**Dataset extract:**

───

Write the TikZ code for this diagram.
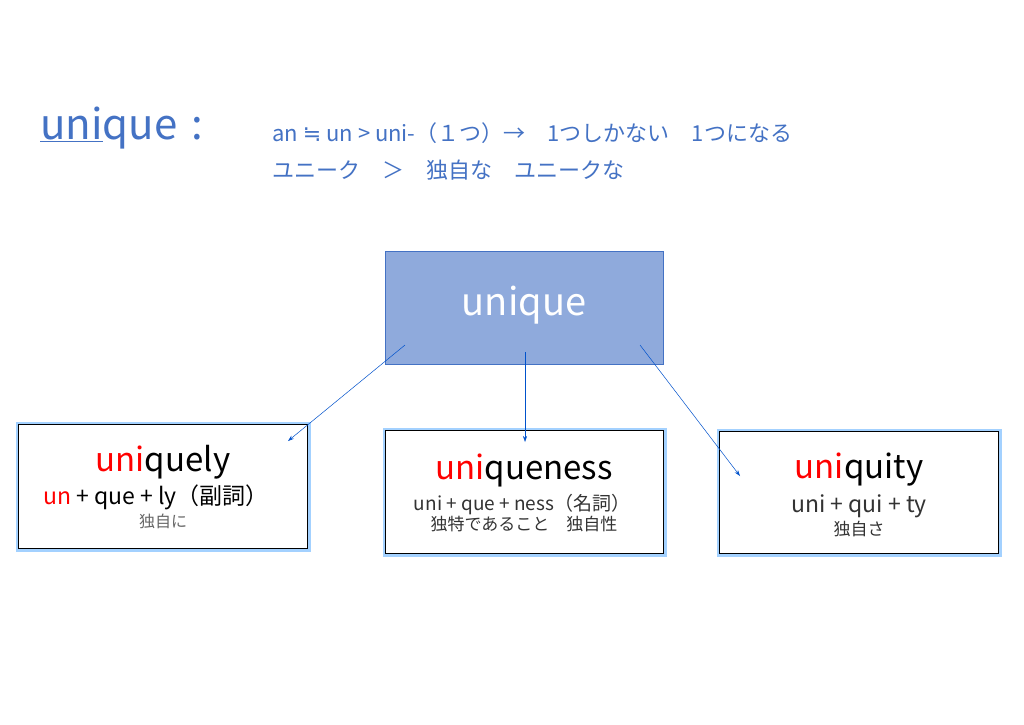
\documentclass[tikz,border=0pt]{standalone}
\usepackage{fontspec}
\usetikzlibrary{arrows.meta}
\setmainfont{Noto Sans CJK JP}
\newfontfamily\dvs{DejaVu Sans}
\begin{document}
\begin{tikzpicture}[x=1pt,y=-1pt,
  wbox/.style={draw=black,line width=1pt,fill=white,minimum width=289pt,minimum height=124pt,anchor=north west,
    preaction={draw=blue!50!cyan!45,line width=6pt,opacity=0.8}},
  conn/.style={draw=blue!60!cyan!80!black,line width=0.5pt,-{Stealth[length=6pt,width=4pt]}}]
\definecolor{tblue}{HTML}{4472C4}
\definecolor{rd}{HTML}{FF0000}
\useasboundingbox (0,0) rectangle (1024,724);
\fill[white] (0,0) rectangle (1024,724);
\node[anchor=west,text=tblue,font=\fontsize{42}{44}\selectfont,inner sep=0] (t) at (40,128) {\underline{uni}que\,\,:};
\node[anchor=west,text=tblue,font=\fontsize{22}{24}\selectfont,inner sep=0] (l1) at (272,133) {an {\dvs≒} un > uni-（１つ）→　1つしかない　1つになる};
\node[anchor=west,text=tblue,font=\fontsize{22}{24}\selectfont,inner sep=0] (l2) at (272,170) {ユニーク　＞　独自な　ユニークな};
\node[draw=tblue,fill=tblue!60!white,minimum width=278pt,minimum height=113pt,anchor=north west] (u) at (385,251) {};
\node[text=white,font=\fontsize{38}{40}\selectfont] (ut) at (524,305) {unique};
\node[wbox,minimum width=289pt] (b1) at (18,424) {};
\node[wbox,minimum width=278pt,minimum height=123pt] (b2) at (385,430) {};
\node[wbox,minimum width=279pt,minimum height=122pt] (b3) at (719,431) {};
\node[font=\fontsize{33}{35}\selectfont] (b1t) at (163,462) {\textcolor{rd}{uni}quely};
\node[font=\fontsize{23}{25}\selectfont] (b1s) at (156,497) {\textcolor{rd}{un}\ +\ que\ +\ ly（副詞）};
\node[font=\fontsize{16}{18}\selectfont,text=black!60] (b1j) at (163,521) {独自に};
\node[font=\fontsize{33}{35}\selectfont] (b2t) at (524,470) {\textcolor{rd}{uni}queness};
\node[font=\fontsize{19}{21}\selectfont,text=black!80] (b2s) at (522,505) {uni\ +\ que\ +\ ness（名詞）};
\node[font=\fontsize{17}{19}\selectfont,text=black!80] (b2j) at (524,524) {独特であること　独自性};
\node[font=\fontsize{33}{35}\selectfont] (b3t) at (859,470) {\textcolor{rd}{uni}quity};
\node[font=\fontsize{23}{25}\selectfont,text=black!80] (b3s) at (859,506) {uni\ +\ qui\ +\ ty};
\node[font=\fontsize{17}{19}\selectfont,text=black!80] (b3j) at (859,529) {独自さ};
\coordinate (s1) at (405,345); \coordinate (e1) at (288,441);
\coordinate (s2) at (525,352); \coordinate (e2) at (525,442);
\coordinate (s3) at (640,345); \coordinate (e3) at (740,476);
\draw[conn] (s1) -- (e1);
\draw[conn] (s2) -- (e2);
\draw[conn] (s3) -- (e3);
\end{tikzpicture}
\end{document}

───

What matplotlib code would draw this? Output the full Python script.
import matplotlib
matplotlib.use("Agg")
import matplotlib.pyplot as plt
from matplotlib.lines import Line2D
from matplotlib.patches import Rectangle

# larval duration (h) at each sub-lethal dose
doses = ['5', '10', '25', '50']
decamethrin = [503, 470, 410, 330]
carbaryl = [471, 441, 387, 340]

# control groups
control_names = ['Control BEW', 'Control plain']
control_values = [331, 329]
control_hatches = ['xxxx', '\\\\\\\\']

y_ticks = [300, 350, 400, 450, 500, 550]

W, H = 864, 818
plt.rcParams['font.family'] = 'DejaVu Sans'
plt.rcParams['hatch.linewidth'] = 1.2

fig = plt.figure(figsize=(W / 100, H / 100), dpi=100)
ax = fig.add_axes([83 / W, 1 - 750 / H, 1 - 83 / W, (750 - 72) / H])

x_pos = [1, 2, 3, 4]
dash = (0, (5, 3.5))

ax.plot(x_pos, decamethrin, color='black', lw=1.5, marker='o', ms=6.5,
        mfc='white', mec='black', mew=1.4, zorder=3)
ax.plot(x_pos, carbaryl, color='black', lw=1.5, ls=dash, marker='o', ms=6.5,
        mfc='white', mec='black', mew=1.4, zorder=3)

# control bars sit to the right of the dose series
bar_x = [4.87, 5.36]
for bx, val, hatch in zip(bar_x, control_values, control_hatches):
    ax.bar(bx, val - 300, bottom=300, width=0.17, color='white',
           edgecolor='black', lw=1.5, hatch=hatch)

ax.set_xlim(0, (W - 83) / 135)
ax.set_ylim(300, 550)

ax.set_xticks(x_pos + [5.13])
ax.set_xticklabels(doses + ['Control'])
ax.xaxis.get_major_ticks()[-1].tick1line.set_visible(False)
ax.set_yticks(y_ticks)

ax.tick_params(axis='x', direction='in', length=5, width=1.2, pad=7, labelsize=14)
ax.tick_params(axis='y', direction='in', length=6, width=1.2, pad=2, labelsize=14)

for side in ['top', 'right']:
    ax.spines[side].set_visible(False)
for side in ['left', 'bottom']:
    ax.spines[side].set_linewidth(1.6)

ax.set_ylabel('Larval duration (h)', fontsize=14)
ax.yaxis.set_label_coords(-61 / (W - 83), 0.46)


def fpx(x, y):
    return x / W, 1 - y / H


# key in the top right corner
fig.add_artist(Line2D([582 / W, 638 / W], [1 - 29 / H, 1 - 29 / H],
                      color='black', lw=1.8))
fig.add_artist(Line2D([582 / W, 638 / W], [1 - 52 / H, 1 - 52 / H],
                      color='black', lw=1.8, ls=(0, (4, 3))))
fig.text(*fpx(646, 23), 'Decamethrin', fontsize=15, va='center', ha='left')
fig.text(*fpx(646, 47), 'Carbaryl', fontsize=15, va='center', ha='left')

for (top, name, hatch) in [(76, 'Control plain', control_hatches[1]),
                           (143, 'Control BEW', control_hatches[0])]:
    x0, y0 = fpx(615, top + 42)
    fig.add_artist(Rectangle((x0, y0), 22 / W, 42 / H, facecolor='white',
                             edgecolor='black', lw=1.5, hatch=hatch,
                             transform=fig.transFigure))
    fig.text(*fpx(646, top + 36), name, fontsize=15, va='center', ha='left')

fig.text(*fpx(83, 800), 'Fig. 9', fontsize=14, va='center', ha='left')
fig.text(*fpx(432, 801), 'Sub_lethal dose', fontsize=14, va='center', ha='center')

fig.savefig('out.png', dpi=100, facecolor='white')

───

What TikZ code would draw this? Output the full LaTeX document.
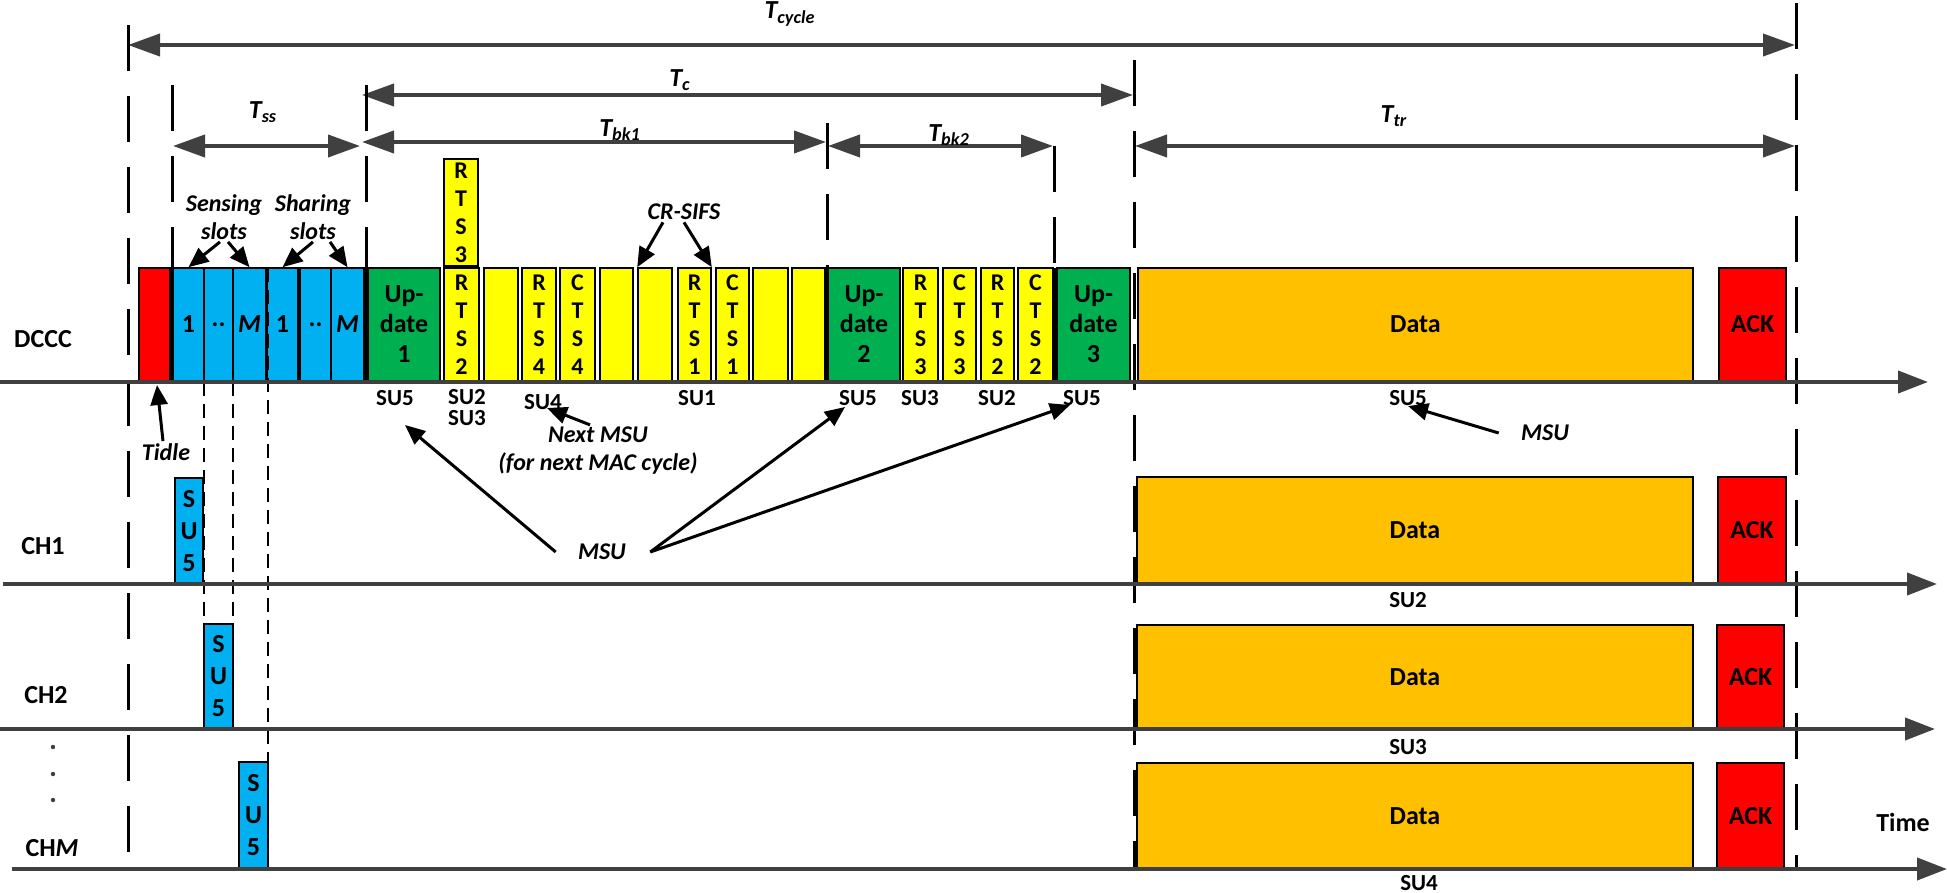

───

**Work required:** Reproduce verbatim only the segment of the listing bounded by the line containing "What matplotlib code" and the line containing "from matplotlib.patches import Rectangle", with both boundary lines included.

**The response:**
What matplotlib code would draw this? Output the full Python script.
import matplotlib
matplotlib.use("Agg")
import matplotlib.pyplot as plt
from matplotlib.lines import Line2D
from matplotlib.patches import Rectangle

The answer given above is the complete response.